I was so sure that I would turn this blog into an intellectual mining company. I could smell the oil greasing the drills.
But in the very deepest part of me, as it turns out, and as my closest friends probably already knew...there is no David Brooks lurking around. There isn't even Chesley Lately, or whatever that funny late-night woman's name is.
If I dig down really deep, I most often will find a Far Side joke or something that resemble a Some E Cards postcard.
But this is my life, not someone else's, and it's best that I settle into the fact that I'm not as smart as I would like to be and I'm too smart to be comfortable where I'm at. I want to say extremely relevant and informative things, but I just don't have any things like that to say.
End of story.
But on a brighter note, I called Cameron in Cape Verde this evening and got to hear his dear voice for approximately seventeen minutes before my money ran out. Seventeen minutes. I suppose someone else could say a lifetime of important things in seventeen minutes. But I just stood silent outside of Mafiaoza's, listening for the sound of his voice, wanting him to tell me the way everything is for him. What is his island like? What are the color of the walls in his room? Will it ever rain there? Is he scared or maintaining sanity or feeling crazy?
Seventeen minutes is longer than it takes me to shower or cook breakfast or drive to the freeway. But it's not very long when Cameron is on one end of the phone and I'm on the other. This Peace Corps thing is a good idea. It is. It is. It is.

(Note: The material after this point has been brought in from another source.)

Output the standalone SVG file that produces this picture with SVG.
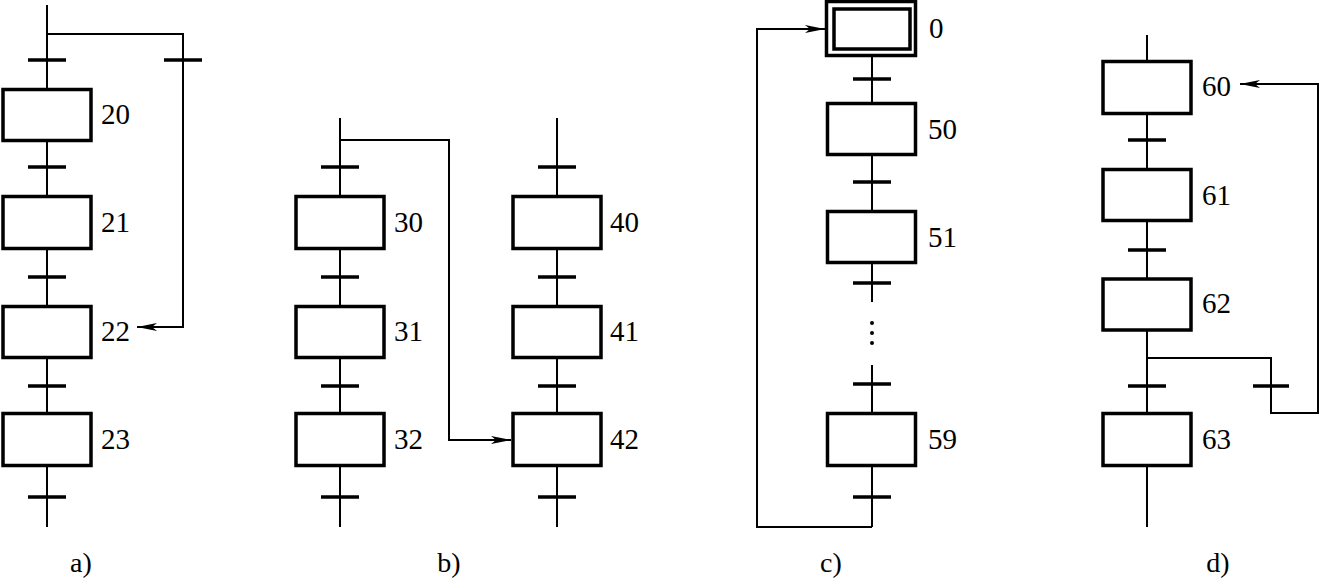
<svg xmlns="http://www.w3.org/2000/svg" width="1320" height="580" viewBox="0 0 1320 580">
<defs>
<style>
.ln{fill:none;stroke:#000;stroke-width:2}
.bar{stroke:#000;stroke-width:3.5}
.box{fill:#fff;stroke:#000;stroke-width:3.5}
.lbl{font-family:'Liberation Serif','Times New Roman',serif;font-size:29px;fill:#000}
.cap{font-family:'Liberation Serif','Times New Roman',serif;font-size:28px;fill:#000;text-anchor:middle}
</style>
<marker id="ah" viewBox="0 0 20 10" refX="20" refY="5" markerWidth="20" markerHeight="10" markerUnits="userSpaceOnUse" orient="auto">
<path d="M0,1 L20,5 L0,9 L5,5 Z" fill="#000"/>
</marker>
</defs>
<rect width="1320" height="580" fill="#fff"/>
<g id="connectors">
<path class="ln" d="M47,5 V527"/>
<path class="ln" d="M340,118 V527"/>
<path class="ln" d="M557,118 V527"/>
<path class="ln" d="M872,57 V302 M872,365 V527"/>
<path class="ln" d="M1147,35 V527"/>
<path class="ln" d="M47,34 H183 V327 H137" marker-end="url(#ah)"/>
<path class="ln" d="M340,140 H449 V440 H511" marker-end="url(#ah)"/>
<path class="ln" d="M872,527 H757 V29 H825" marker-end="url(#ah)"/>
<path class="ln" d="M1147,358 H1271 V413 H1318 V84 H1240" marker-end="url(#ah)"/>
<g class="bar">
<path d="M28,60 H66 M28,167 H66 M28,277 H66 M28,386 H66 M28,497 H66"/>
<path d="M164,60 H202"/>
<path d="M321,167 H359 M321,277 H359 M321,386 H359 M321,497 H359"/>
<path d="M538,167 H576 M538,277 H576 M538,386 H576 M538,497 H576"/>
<path d="M853,79 H891 M853,182 H891 M853,283 H891 M853,384 H891 M853,497 H891"/>
<path d="M1128,140 H1166 M1128,250 H1166 M1128,386 H1166 M1253,386 H1289"/>
</g>
<g fill="#000">
<circle cx="872" cy="323" r="2"/>
<circle cx="872" cy="333" r="2"/>
<circle cx="872" cy="343" r="2"/>
</g>
</g>
<g id="step20"><rect class="box" x="3" y="89.5" width="88" height="51"/><text class="lbl" x="101" y="124">20</text></g>
<g id="step21"><rect class="box" x="3" y="196.5" width="88" height="52"/><text class="lbl" x="101" y="232">21</text></g>
<g id="step22"><rect class="box" x="3" y="306.5" width="88" height="51"/><text class="lbl" x="101" y="341">22</text></g>
<g id="step23"><rect class="box" x="3" y="413.5" width="88" height="52"/><text class="lbl" x="101" y="449">23</text></g>

<g id="step30"><rect class="box" x="296" y="196.5" width="88" height="52"/><text class="lbl" x="394" y="232">30</text></g>
<g id="step31"><rect class="box" x="296" y="306.5" width="88" height="51"/><text class="lbl" x="394" y="341">31</text></g>
<g id="step32"><rect class="box" x="296" y="413.5" width="88" height="52"/><text class="lbl" x="394" y="449">32</text></g>

<g id="step40"><rect class="box" x="513" y="196.5" width="88" height="52"/><text class="lbl" x="610" y="232">40</text></g>
<g id="step41"><rect class="box" x="513" y="306.5" width="88" height="51"/><text class="lbl" x="610" y="341">41</text></g>
<g id="step42"><rect class="box" x="513" y="413.5" width="88" height="52"/><text class="lbl" x="610" y="449">42</text></g>

<g id="step0"><rect class="box" x="826.5" y="1.5" width="89" height="54"/><rect class="box" x="834" y="9" width="76" height="40"/><text class="lbl" x="929" y="38">0</text></g>
<g id="step50"><rect class="box" x="827.5" y="103.5" width="88" height="51"/><text class="lbl" x="928" y="139">50</text></g>
<g id="step51"><rect class="box" x="827.5" y="211.5" width="88" height="51"/><text class="lbl" x="928" y="247">51</text></g>
<g id="step59"><rect class="box" x="827.5" y="413.5" width="88" height="52"/><text class="lbl" x="928" y="449">59</text></g>

<g id="step60"><rect class="box" x="1103" y="61.5" width="88" height="52"/><text class="lbl" x="1202" y="96">60</text></g>
<g id="step61"><rect class="box" x="1103" y="169.5" width="88" height="51"/><text class="lbl" x="1202" y="205">61</text></g>
<g id="step62"><rect class="box" x="1103" y="279" width="88" height="51"/><text class="lbl" x="1202" y="313">62</text></g>
<g id="step63"><rect class="box" x="1103" y="413.5" width="88" height="52"/><text class="lbl" x="1202" y="449">63</text></g>

<text class="cap" x="81" y="572">a)</text>
<text class="cap" x="449" y="572">b)</text>
<text class="cap" x="831" y="572">c)</text>
<text class="cap" x="1218" y="572">d)</text>
</svg>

Losing two people at once, it's hard to understand distinctly the loss I'd feel if they vanished in different periods of my life. Right now, I have this colored mixture of grief and sorrow, partly for Dad, who I cannot accept is gone at all, and partly for Cameron, who I cannot believe is gone. I feel the loss of Dad anew every time I sense the loss of Cameron in my daily routine and I sense the loss of Cameron most painfully when I'm surprised with the realization that I've lost Dad.
The only thing distinct is the ache itself.
I mean not to write about Dad. But I think about him.